Abbot Cutler began his career at MCLA twenty five years ago. After working as an adjunct he took a full time position in the late 1980’s. Cutler teaches poetry and introduction to literature at the College. He also teaches Contemporary American Poetry and the Times, a course he developed himself.
“If you read the poets over the past fifty years you get a different view of the country than if you read the newspapers and magazines,” Cutler said. In his poetry course, students read contemporary poetry then write their own poems.
“It gives them a better feel for what Ginsberg and Lowell and Stafford and Bly and all those guys were doing,” he explained.
Cutler was a British and American literature major at Harvard during the sixties. During his senior year, he took a course in contemporary American poetry. I was kind of hooked,” Cutler admitted. The poetry class had a profound effect on him.
“They were talking about things that really mattered to me, and so that was interesting,” he said.
After graduating Harvard, Cutler joined the Peace Corps and journeyed to the island of Borneo. There, he began to write.
“I liked it there a lot, I learned a lot,” Cutler said. He spent two years in a remote jungle village that could only be reached by a small steam train. “It took eight hours to go eighty miles.”
After returning from Borneo Cutler lived in San Francisco, New York City, Boston and Vermont before finally settling in the Berkshires. He also saw Allen Ginsberg read four or five times.
“One time I went to see him read down in the Village and he read from his FBI files instead of his poems,” he revealed.
Cutler’s first book of poetry, “1843- Rebecca-1847” was published by Rowan Tree Press in 1981. He based the poems in the collection on one of his ancestor’s trip to China.
“I got reading her letters and diaries; they were in my grandmother’s barn,” Cutler said.
His second collection, titled “The Dog Isn’t Going Anywhere,” was published in 2000 by Mad River Press.
Recently, Cutler recited one of his poems at a local reading.
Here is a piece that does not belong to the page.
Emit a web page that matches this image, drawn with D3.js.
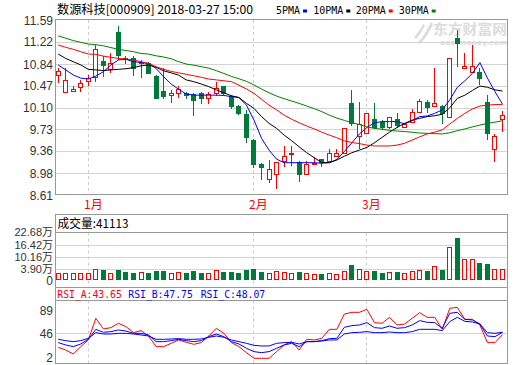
<!DOCTYPE html>
<html><head><meta charset="utf-8">
<script src="https://cdn.jsdelivr.net/npm/d3@7"></script>
<style>body{margin:0;background:#fff;} svg{display:block;}</style>
</head><body><svg id="c" width="520" height="365"></svg>
<script>
// ---------- data ----------
const opens  = [10.65,10.36,10.38,10.45,10.55,10.62,10.89,10.76,11.38,10.95,10.95,10.85,10.85,10.64,10.38,10.31,10.35,10.34,10.33,10.34,10.26,10.35,10.46,10.30,10.13,9.99,9.55,9.14,8.89,8.97,9.19,9.30,9.18,8.97,9.13,9.23,9.19,9.28,9.33,10.17,9.61,9.67,9.90,9.85,9.77,9.90,9.77,9.86,10.03,10.19,10.13,10.13,9.94,11.28,10.78,10.71,10.71,10.20,9.40,9.90];
const highs  = [10.78,10.78,10.47,10.56,10.65,11.16,10.97,11.03,11.48,10.97,10.97,10.91,10.88,10.65,10.78,10.40,10.47,10.37,10.34,10.37,10.37,10.53,10.46,10.31,10.15,10.06,9.56,9.15,9.21,9.18,9.44,9.44,9.19,9.19,9.25,9.23,9.39,9.39,9.75,10.40,10.20,10.00,10.17,9.89,9.94,10.00,9.84,10.07,10.24,10.22,10.77,10.14,10.94,11.42,11.02,11.16,10.77,10.31,9.65,10.04];
const lows   = [10.52,10.36,10.36,10.36,10.47,10.53,10.64,10.68,10.92,10.85,10.65,10.61,10.68,10.26,10.26,10.18,10.27,10.26,9.97,10.18,10.16,10.29,10.33,10.09,9.99,9.52,9.09,8.88,8.81,8.72,9.09,9.10,8.85,8.95,9.12,9.10,9.18,9.26,9.32,9.80,9.40,9.66,9.75,9.73,9.73,9.77,9.76,9.83,10.01,10.03,10.12,9.83,9.92,10.80,10.75,10.70,10.50,9.56,9.18,9.69];
const closes = [10.73,10.56,10.41,10.51,10.61,11.09,10.83,10.86,10.99,10.93,10.78,10.87,10.69,10.27,10.30,10.35,10.41,10.32,10.23,10.26,10.33,10.44,10.34,10.13,10.01,9.60,9.14,9.09,9.06,9.17,9.28,9.32,8.97,9.14,9.16,9.18,9.32,9.32,9.75,9.83,9.82,10.00,9.77,9.77,9.93,9.80,9.82,10.03,10.21,10.11,10.17,10.00,10.94,11.19,10.80,10.81,10.60,9.66,9.61,9.98];
// volume, unit: 万
const volumes = [1.87,2.21,2.21,1.87,1.87,3.90,3.56,2.21,3.56,2.55,2.04,2.55,2.04,3.05,3.05,2.04,2.55,2.04,3.05,2.21,2.04,3.56,2.72,2.72,2.21,3.56,4.07,2.72,1.87,2.89,2.55,1.87,2.55,1.87,1.36,1.53,1.87,1.53,3.05,6.10,3.90,3.05,3.05,2.04,2.55,2.55,2.04,3.05,3.39,3.05,5.42,3.56,15.07,19.63,8.97,8.97,7.28,6.61,3.90,4.11];
const ma5  = [10.825,10.74,10.655,10.60,10.585,10.635,10.71,10.825,10.91,10.92,10.88,10.865,10.85,10.765,10.625,10.50,10.41,10.33,10.31,10.31,10.31,10.31,10.305,10.285,10.27,10.14,9.885,9.575,9.375,9.22,9.16,9.16,9.16,9.16,9.16,9.15,9.16,9.215,9.35,9.50,9.65,9.76,9.84,9.86,9.86,9.86,9.82,9.875,9.945,9.955,10.00,10.06,10.23,10.445,10.555,10.68,10.865,10.60,10.37,10.155];
const ma10 = [11.01,10.935,10.88,10.825,10.75,10.74,10.73,10.74,10.75,10.76,10.78,10.81,10.825,10.785,10.725,10.69,10.65,10.57,10.54,10.50,10.455,10.40,10.35,10.30,10.27,10.17,10.085,9.945,9.83,9.745,9.63,9.535,9.43,9.33,9.245,9.165,9.16,9.205,9.27,9.33,9.375,9.42,9.50,9.59,9.68,9.76,9.83,9.885,9.915,9.945,9.96,9.985,10.095,10.255,10.31,10.39,10.465,10.445,10.40,10.38];
const ma20 = [11.165,11.125,11.09,11.05,11.01,11.005,10.975,10.955,10.935,10.925,10.91,10.88,10.85,10.795,10.75,10.715,10.69,10.665,10.64,10.615,10.585,10.57,10.555,10.54,10.48,10.415,10.34,10.24,10.14,10.06,9.97,9.90,9.84,9.785,9.735,9.68,9.63,9.585,9.53,9.505,9.485,9.46,9.445,9.445,9.445,9.46,9.49,9.545,9.60,9.65,9.68,9.72,9.82,9.915,10.0,10.075,10.125,10.14,10.15,10.15];
const ma30 = [11.32,11.28,11.24,11.21,11.18,11.17,11.15,11.12,11.09,11.07,11.05,11.02,11.01,10.98,10.96,10.93,10.88,10.84,10.82,10.795,10.77,10.727,10.68,10.63,10.59,10.545,10.483,10.415,10.35,10.295,10.25,10.21,10.17,10.125,10.08,10.03,9.97,9.92,9.88,9.84,9.81,9.77,9.745,9.73,9.71,9.70,9.69,9.68,9.665,9.66,9.655,9.65,9.67,9.705,9.735,9.77,9.80,9.83,9.85,9.875];
const rsiA = [20.3,15.3,8.0,21.5,33.8,73.7,54.0,56.5,64.5,58.3,47.3,51.0,41.1,21.5,21.5,27.6,33.8,29.5,25.8,28.9,41.1,55.3,46.0,28.9,21.5,10.4,0,0,0,12.3,24.6,30.7,15.3,35.0,33.8,36.8,53.4,53.4,81.6,84.7,84.7,90.2,65.7,64.5,75.5,61.4,63.2,73.7,84.1,75.5,75.5,53.4,92.1,93.9,71.8,71.8,61.4,28.9,28.9,43.65];
const rsiB = [28.9,24.6,21.5,26.4,35.0,53.4,47.9,49.1,52.2,50.3,46.0,46.0,43.0,30.7,30.7,32.5,35.0,32.5,30.7,32.5,39.9,44.8,39.9,30.7,26.4,18.4,12.3,10.4,12.3,18.4,24.6,27.6,21.5,30.7,30.7,32.5,36.2,36.8,57.1,60.2,61.4,65.7,56.5,55.3,59.5,55.3,56.5,61.4,69.4,66.3,65.7,55.3,82.9,84.7,71.8,70.6,63.2,41.1,39.9,47.75];
const rsiC = [35.0,32.5,30.7,32.5,36.8,47.3,44.8,44.8,46.0,46.0,44.8,43.0,41.1,35.0,35.0,35.6,36.2,35.0,35.0,35.6,38.7,41.1,38.7,33.8,30.7,27.6,23.9,22.7,22.7,27.6,28.9,29.5,26.4,30.7,30.7,31.9,33.8,33.8,44.8,47.3,47.9,49.1,47.3,47.3,48.5,47.3,47.3,49.1,53.4,53.4,53.4,51.0,67.5,75.5,68.1,66.9,63.2,47.3,46.0,48.07];
const priceTicks = [11.59,11.22,10.84,10.47,10.10,9.73,9.36,8.98,8.61];
const volTicks = [22.68,16.42,10.16,3.90];
const volTickLabels = ["22.68万","16.42万","10.16万","3.90万"];
const rsiTicks = [89,46,2];
const monthLabels = ["1月","2月","3月"];
const monthIdx = [4,26,41];
const titleText = "数源科技[000909] 2018-03-27 15:00";
const legendNames = ["5PMA","10PMA","20PMA","30PMA"];
const volTitle = "成交量:41113";
const rsiNames = ["RSI_A:43.65","RSI_B:47.75","RSI_C:48.07"];

// ---------- styles ----------
const RED="#ff0000", GREEN="#007a3a", FRAME="#999999", GRID="#d4d4d4";
const maColors=["#0000ff","#000000","#ff0000","#008000"];
const L=55.5, R=507.5;

const svg=d3.select("#c");
const x=d3.scaleLinear().domain([0,59]).range([57.7,502.0]);
const y=d3.scaleLinear().domain([8.61,11.59]).range([195,20]);
const yv=d3.scaleLinear().domain([-1.68,22.68]).range([280.3,232.3]);
const yr=d3.scaleLinear().domain([0,89]).range([358.3,310]);
const px=v=>Math.round(v)+0.5;
const cx=i=>Math.round(x(i));

// watermark
const wm=svg.append("g").attr("fill","#dcdcdc");
wm.append("path").attr("d","M418,42 C424,36 428,28 431,22 L433,24 C430,31 426,38 420,44 Z M414,37 C418,33 421,28 423,24 L425,25 C423,30 420,35 416,39 Z");
wm.append("text").attr("x",433).attr("y",34).attr("font-family","Noto Sans CJK SC").attr("font-weight","bold").attr("font-size",14).attr("textLength",74).attr("lengthAdjust","spacingAndGlyphs").text("东方财富网");
wm.append("text").attr("x",440).attr("y",45).attr("font-family","DejaVu Sans").attr("font-weight","bold").attr("font-size",7).attr("textLength",67).attr("lengthAdjust","spacingAndGlyphs").text("eastmoney.com");

// ---------- header ----------
svg.append("text").attr("x",57).attr("y",14).attr("font-family","Noto Sans CJK SC").attr("font-size",12)
  .attr("textLength",196).attr("lengthAdjust","spacingAndGlyphs").attr("fill","#000").text(titleText);
const legX=[276,313.3,355.7,398.7], legW=[24,30,30,30];
legendNames.forEach((n,k)=>{
  svg.append("text").attr("x",legX[k]).attr("y",14).attr("font-family","DejaVu Sans Mono").attr("font-size",11)
    .attr("textLength",legW[k]).attr("lengthAdjust","spacingAndGlyphs").attr("fill","#000").text(n);
  svg.append("rect").attr("x",legX[k]+legW[k]+3).attr("y",9.5).attr("width",4).attr("height",3).attr("fill",maColors[k]);
});

// ---------- main panel ----------
const gMain=svg.append("g");
priceTicks.forEach(t=>{
  if(t!==priceTicks[0] && t!==priceTicks[priceTicks.length-1])
    gMain.append("line").attr("x1",L).attr("x2",R).attr("y1",px(y(t))).attr("y2",px(y(t))).attr("stroke",GRID);
  gMain.append("text").attr("x",53).attr("y",y(t)+4.5).attr("text-anchor","end").attr("font-family","Liberation Sans").attr("font-size",12).attr("fill","#333").text(t.toFixed(2));
});
// month dashed lines (all panels) and labels
monthIdx.forEach((mi,k)=>{
  const xx=cx(mi)+0.5;
  [[20,195],[232.5,287.5],[300.5,363.5]].forEach(r=>{
    svg.append("line").attr("x1",xx).attr("x2",xx).attr("y1",r[0]).attr("y2",r[1]).attr("stroke","#cccccc").attr("stroke-dasharray","3,3");
  });
  svg.append("text").attr("x",xx-4.5).attr("y",209).attr("font-family","Noto Sans CJK SC").attr("font-size",12).attr("fill",RED).text(monthLabels[k]);
});

// candles
const idx=d3.range(opens.length);
const gC=svg.append("g");
idx.forEach(i=>{
  const c=cx(i), up=closes[i]>=opens[i];
  const top=Math.round(y(Math.max(opens[i],closes[i]))), bot=Math.round(y(Math.min(opens[i],closes[i])));
  const hi=Math.round(y(highs[i])), lo=Math.round(y(lows[i]));
  const col=up?RED:GREEN;
  if(up){
    if(hi<top) gC.append("line").attr("x1",c+0.5).attr("x2",c+0.5).attr("y1",hi).attr("y2",top).attr("stroke",col);
    if(lo>bot) gC.append("line").attr("x1",c+0.5).attr("x2",c+0.5).attr("y1",bot).attr("y2",lo).attr("stroke",col);
    gC.append("rect").attr("x",c-1.5).attr("y",top+0.5).attr("width",4).attr("height",Math.max(1,bot-top)).attr("fill","#fff").attr("stroke",col);
  } else {
    gC.append("line").attr("x1",c+0.5).attr("x2",c+0.5).attr("y1",hi).attr("y2",lo+1).attr("stroke",col);
    gC.append("rect").attr("x",c-2).attr("y",top).attr("width",5).attr("height",Math.max(1,bot-top+1)).attr("fill",col);
  }
});
// moving averages
[ma5,ma10,ma20,ma30].forEach((arr,k)=>{
  svg.append("path").datum(arr).attr("fill","none").attr("stroke",maColors[k]).attr("stroke-width",1)
    .attr("d",d3.line().x((d,i)=>x(i)+0.5).y(d=>y(d)));
});
svg.append("rect").attr("x",L).attr("y",19.5).attr("width",R-L).attr("height",175).attr("fill","none").attr("stroke",FRAME);

// ---------- volume panel ----------
volTicks.forEach((t,k)=>{
  if(k>0) svg.append("line").attr("x1",L).attr("x2",R).attr("y1",px(yv(t))).attr("y2",px(yv(t))).attr("stroke",GRID);
  svg.append("text").attr("x",53).attr("y",yv(t)+4).attr("text-anchor","end").attr("font-family","Liberation Sans, Noto Sans CJK SC").attr("font-size",11).attr("fill","#333").text(volTickLabels[k]);
});
svg.append("text").attr("x",53).attr("y",yv.range()[0]+4.5).attr("text-anchor","end").attr("font-family","Liberation Sans").attr("font-size",12).attr("fill","#333").text("0");
const base=Math.round(yv.range()[0]);
idx.forEach(i=>{
  const c=cx(i), up=closes[i]>=opens[i], t=Math.round(yv(volumes[i]));
  if(up) svg.append("rect").attr("x",c-1.5).attr("y",t+0.5).attr("width",4).attr("height",base-t-1).attr("fill","#fff").attr("stroke",RED);
  else svg.append("rect").attr("x",c-2).attr("y",t).attr("width",5).attr("height",base-t).attr("fill",GREEN);
});
svg.append("rect").attr("x",L).attr("y",214.5).attr("width",R-L).attr("height",73).attr("fill","none").attr("stroke",FRAME);
svg.append("line").attr("x1",L).attr("x2",R).attr("y1",232.5).attr("y2",232.5).attr("stroke",FRAME);
svg.append("text").attr("x",57.5).attr("y",227.5).attr("font-family","Noto Sans CJK SC").attr("font-size",12).attr("fill","#000")
  .attr("textLength",71).attr("lengthAdjust","spacingAndGlyphs").text(volTitle);

// ---------- RSI panel ----------
svg.append("line").attr("x1",L).attr("x2",R).attr("y1",px(yr(46))).attr("y2",px(yr(46))).attr("stroke",GRID);
rsiTicks.forEach(t=>{
  svg.append("text").attr("x",53).attr("y",yr(t)+4.5).attr("text-anchor","end").attr("font-family","Liberation Sans").attr("font-size",12).attr("fill","#333").text(t);
});
const rsiCols=["#ff0000","#0000ff","#0000ff"];
[rsiA,rsiB,rsiC].forEach((arr,k)=>{
  svg.append("path").datum(arr).attr("fill","none").attr("stroke",rsiCols[k]).attr("stroke-width",1)
    .attr("d",d3.line().x((d,i)=>x(i)+0.5).y(d=>yr(d)));
});
svg.append("rect").attr("x",L).attr("y",287.5).attr("width",R-L).attr("height",76).attr("fill","none").attr("stroke",FRAME);
svg.append("line").attr("x1",L).attr("x2",R).attr("y1",300.5).attr("y2",300.5).attr("stroke",FRAME);
const rsiX=[57.3,128.3,200.7];
rsiNames.forEach((n,k)=>{
  svg.append("text").attr("x",rsiX[k]).attr("y",297.5).attr("font-family","DejaVu Sans Mono").attr("font-size",11)
    .attr("textLength",64.5).attr("lengthAdjust","spacingAndGlyphs").attr("fill",rsiCols[k]).text(n);
});
</script></body></html>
After the event, an editor of Orion Magazine, which is based out of Great Barrington, approached Cutler and asked for a submission.
“I sent her a bunch of poems and she chose ‘Leeks’,” he said.
He cautioned that the road to being published is not easy.
“There is way too much focus on being published,” Cutler said. Instead he suggests future writers and poets to concentrate on their craft. This is a process that can take years according to Cutler. “Try to write good poems then think about getting published ten years down the road,” he stressed.
Cutler’s advice to MCLA students is to start with ‘Spires’. He has been the faculty advisor for the student publication for over ten years.
“The College magazine is a great place to get published, your friends see it, and your work is out there.” he said.